Fellini’s camera follows Marcello Mastroianni’s gossip columnist Marcello Rubini through a week of sourcing scandal and tittle-tattle, all the while wrestling with the knowledge that he was walking on a flimsy veneer of guileless hedonism over a yawning chasm of ennui.

So accurate was the film’s depiction that Rubini’s photographer Paparazzo, a thinly veiled version of Secchiaroli, lent his name to an entire profession.

Released in 1960, La Dolce Vita somehow managed to capture the spirit of the coming decade in addition to being a perfect distillation of Fellini’s two main cinematic characteristics: exuberance and sentiment. It was also, like all his
films, personal. Rubini represented Fellini’s own internal battle with a growing weltschmerz. The director even cast Ekberg, whose famous scene with Mastroianni in the Trevi fountain was based on a real-life incident involving Ekberg herself.

The last scene, in which Mastroianni watches some fishermen drag a giant fish from the waves, is also drawn from Fellini’s life.

“It’s a childhood memory of a sea monster that a storm had thrown up
on the beach at Rimini,” he said in 1971. “I always wanted to make use of
it. In La Dolce Vita it seemed to fit as an expression of absurdity, irrationality.”

The fish presents an enigmatic conclusion to the film, one that has been debated throughout the 60 years since it was released, but for Fellini himself, meaning was less important than immersion in the combination of sounds and images coming from the screen.

“Meaning, always meaning,” he complained when quizzed. “When someone asks, what do you mean in this picture, it shows he is a prisoner of intellectual, sentimental shackles. Without his ‘meaning’, he feels vulnerable.”


Searching for meaning was too close to letting in daylight on magic for one of cinema’s greatest-ever filmmakers. Fellini’s projects were all personal – he
once joked: “even if I set out to make a film about a fillet of sole it would still be about me” – because for him there was practically nothing separating life
from film and vice versa. Demanding “meaning” only risked a stumble while
walking that blurred line between the real world and the screen. Cinema for
Fellini was life itself, with all its interweaving stories, impressions and chaos.

“When I am not making movies,” he said, “I feel I am not alive.”

It was in the cinemas of his home town of Rimini that Fellini developed one of the most keenly attuned cinematic minds there’s ever been. One of his earliest memories is of standing at the back of the Folgor Cinema with
his father watching Maciste all’Inferno (Maciste in the Underworld), released in
the twilight of the silent era when Fellini was six years old. The film charted the eponymous hero’s descent to hell to fight demons and romance goddesses, but everything about that night made an indelible impression.

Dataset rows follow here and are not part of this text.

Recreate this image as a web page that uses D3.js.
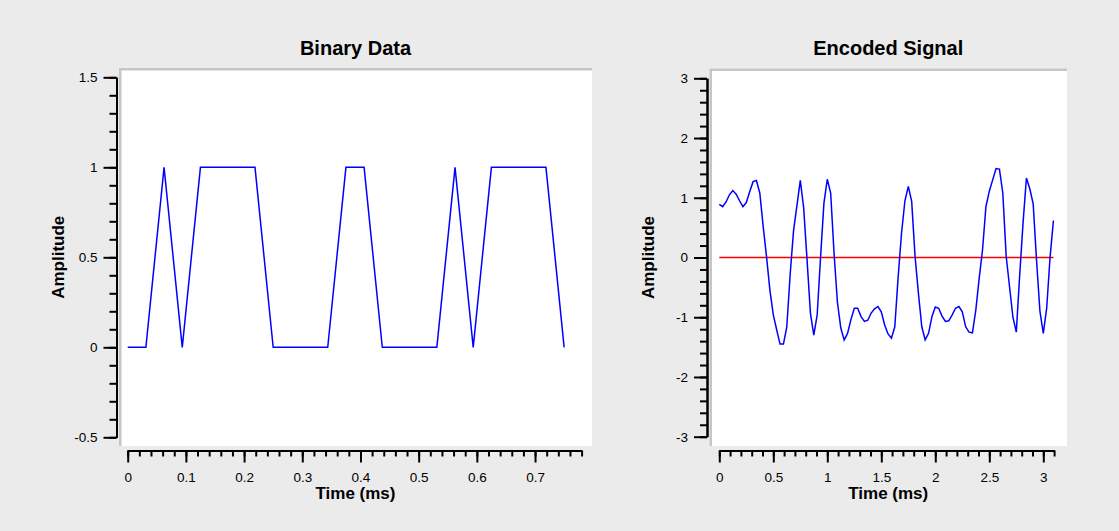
<!DOCTYPE html>
<html>
<head>
<meta charset="utf-8">
<script src="https://cdn.jsdelivr.net/npm/d3@7"></script>
<style>
body{margin:0;background:#ebebeb;}
svg{display:block;font-family:Helvetica,Arial,"Liberation Sans",sans-serif;}
.axis .domain, .axis line{stroke:#000;stroke-width:2;}
.axis text{font-size:13.5px;fill:#000;}
.ttl{font-weight:bold;fill:#000;text-anchor:middle;}
</style>
</head>
<body>
<svg id="chart" width="1119" height="531"></svg>
<script>
/* binary data, one sample every 1/32 ms */
var bitTimes = [0,0.03125,0.0625,0.09375,0.125,0.15625,0.1875,0.21875,0.25,0.28125,
    0.3125,0.34375,0.375,0.40625,0.4375,0.46875,0.5,0.53125,0.5625,0.59375,
    0.625,0.65625,0.6875,0.71875,0.75];
var bitValues = [0,0,1,0,1,1,1,1,0,0,0,0,1,1,0,0,0,0,1,0,1,1,1,1,0];

/* encoded signal, same sample rate */
var SIGNAL_STEP = 0.03125;
var signalValues = [
    0.89,0.85,0.93,1.05,1.12,1.06,0.95,0.85,0.92,1.10,
    1.27,1.29,1.08,0.52,0.01,-0.55,-0.96,-1.21,-1.45,-1.45,
    -1.16,-0.28,0.45,0.87,1.29,0.83,-0.04,-0.93,-1.30,-0.96,
    0.00,0.91,1.31,1.08,0.07,-0.75,-1.18,-1.38,-1.27,-1.04,
    -0.85,-0.85,-0.99,-1.07,-1.05,-0.93,-0.86,-0.82,-0.91,-1.13,
    -1.28,-1.35,-1.16,-0.32,0.41,0.95,1.19,0.94,0.02,-0.60,
    -1.16,-1.38,-1.27,-0.99,-0.83,-0.85,-0.98,-1.07,-1.06,-0.96,
    -0.85,-0.82,-0.91,-1.16,-1.25,-1.26,-0.88,-0.35,0.13,0.85,
    1.11,1.30,1.49,1.48,1.08,0.02,-0.49,-1.00,-1.25,-0.30,
    0.58,1.33,1.15,0.90,-0.05,-0.90,-1.27,-0.85,0.00,0.62];
var zeroLineTimes = [0, 3.09375];

var leftXTicks = [0,0.1,0.2,0.3,0.4,0.5,0.6,0.7];
var leftYTicks = [-0.5,0,0.5,1,1.5];
var rightXTicks = [0,0.5,1,1.5,2,2.5,3];
var rightYTicks = [-3,-2,-1,0,1,2,3];

var svg = d3.select("#chart");

var signalData = signalValues.map(function(v,i){ return {t:i*SIGNAL_STEP, v:v}; });
var bitData = bitValues.map(function(v,i){ return {t:bitTimes[i], v:v}; });

/* one plot panel: white frame, axes, titles */
function drawPanel(p){
    var g = svg.append("g");
    var f = p.frame;
    g.append("rect")
	.attr("x",f[0]).attr("y",f[1])
	.attr("width",f[2]-f[0]).attr("height",f[3]-f[1])
	.attr("fill","#fff");
    g.append("path")
	.attr("d","M"+(f[0]+1.25)+","+f[3]+"V"+(f[1]+1.25)+"H"+f[2])
	.attr("fill","none").attr("stroke","#c6c6c6").attr("stroke-width",2.5);

    var x = d3.scaleLinear().domain(p.xDomain).range(p.xRange);
    var y = d3.scaleLinear().domain(p.yDomain).range(p.yRange);
    var fmt = function(d){ return String(d); };

    g.append("g").attr("class","axis")
	.attr("transform","translate("+p.yAxisX+",0)")
	.call(d3.axisLeft(y).tickValues(p.yMinor).tickSize(7).tickSizeOuter(0).tickFormat(""));
    g.append("g").attr("class","axis")
	.attr("transform","translate("+p.yAxisX+",0)")
	.call(d3.axisLeft(y).tickValues(p.yTicks).tickSize(13).tickSizeOuter(0).tickPadding(6).tickFormat(fmt));

    g.append("g").attr("class","axis")
	.attr("transform","translate(0,"+p.xAxisY+")")
	.call(d3.axisBottom(x).tickValues(p.xMinor).tickSize(6).tickSizeOuter(0).tickFormat(""));
    g.append("g").attr("class","axis")
	.attr("transform","translate(0,"+p.xAxisY+")")
	.call(d3.axisBottom(x).tickValues(p.xTicks).tickSize(12).tickSizeOuter(0).tickPadding(10).tickFormat(fmt));

    var cx = (f[0]+f[2])/2;
    g.append("text").attr("class","ttl").attr("x",cx).attr("y",55)
	.style("font-size","20px").text(p.title);
    g.append("text").attr("class","ttl").attr("x",cx).attr("y",499)
	.style("font-size","17px").text("Time (ms)");
    g.append("text").attr("class","ttl")
	.attr("transform","translate("+p.yLabelX+","+((p.yRange[0]+p.yRange[1])/2)+") rotate(-90)")
	.style("font-size","17px").text("Amplitude");

    return {g:g, x:x, y:y};
}

var left = drawPanel({
    frame:[119,68,592,446],
    xDomain:[0,0.78], xRange:[127.7,581.6],
    yDomain:[-0.5,1.5], yRange:[437.3,77.3],
    yAxisX:116.5, xAxisY:450.5, yLabelX:64,
    xTicks:leftXTicks, yTicks:leftYTicks,
    xMinor:d3.range(0,0.7801,0.02), yMinor:d3.range(-0.5,1.5001,0.1),
    title:"Binary Data"
});

var right = drawPanel({
    frame:[709.5,68.5,1067,446],
    xDomain:[0,3.1], xRange:[719.3,1054.1],
    yDomain:[-3,3], yRange:[436.7,78.3],
    yAxisX:707, xAxisY:450.5, yLabelX:654,
    xTicks:rightXTicks, yTicks:rightYTicks,
    xMinor:d3.range(0,3.1001,0.1), yMinor:d3.range(-3,3.001,0.2),
    title:"Encoded Signal"
});

var lineL = d3.line().x(function(d){return left.x(d.t);}).y(function(d){return left.y(d.v);});
left.g.append("path").datum(bitData)
    .attr("d",lineL).attr("fill","none").attr("stroke","#0000ff").attr("stroke-width",1.5);

var lineR = d3.line().x(function(d){return right.x(d.t);}).y(function(d){return right.y(d.v);});
right.g.append("path").datum(zeroLineTimes.map(function(t){return {t:t,v:0};}))
    .attr("d",lineR).attr("fill","none").attr("stroke","#ff0000").attr("stroke-width",1.5);
right.g.append("path").datum(signalData)
    .attr("d",lineR).attr("fill","none").attr("stroke","#0000ff").attr("stroke-width",1.5);
</script>
</body>
</html>
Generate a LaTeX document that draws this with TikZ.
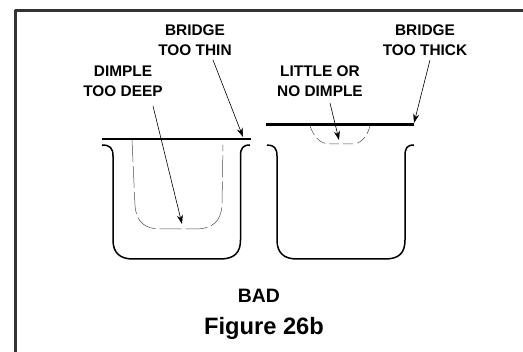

“I’m sure that I remember it well because the image has remained so deeply impressed that I have tried to re-evoke it in all my films,” he said. “I saw it standing with my father’s arms around me in a crowd of people in wet overcoats because it was raining outside. I remember a large woman with nude belly, her belly button, her eyes darkened with make-up, blazing.”

It was as if the dreams he had at night were up on the screen, a projection if
not beamed directly from his subconscious, then certainly drawn from the same place.

“When I was about six or seven I was convinced that we lived two existences,
one with our eyes open and one with them closed,” he recalled. “I couldn’t
wait to go to bed in the evening. I had named the four posts of my bed after
the four cinemas in Rimini – Fulgor, Savoia, Opera Nazionale Balilla, and
Sultano – and the show began the moment I closed my eyes. First a velvety darkness, deep and transparent, a darkness that led into another kind of darkness. Then the darkness was punctuated by flashes: a bit like the sea at night, when a storm is brewing and the horizon is bombarded by lightning.”

For all Fellini is held up as the ultimate chronicler of Rome in the 20th century, it’s Rimini that made him and Rimini that inhabits his films, a place
he described as “confused, frightening, tender, with that great breath of its own and its empty, open sea”. The town featured directly in projects such as , Amarcord and I vitelloni as well as being conjured in scenes like the monster fish finale of La Dolce Vita.

Rimini was his projector, the Adriatic the screen for his imagination. While a
combination of childhood excursions to the cinema and his own nocturnal
inventions spawned in Fellini a unique vision that changed the language of
cinema, at its heart lay a bold simplicity.

“I’m just a storyteller and the cinema happens to be my medium,” he said. “It’s not just an art form; it’s actually a new form of life with its own rhythms,
cadences, perspectives and transparencies. It’s my way of telling a story.”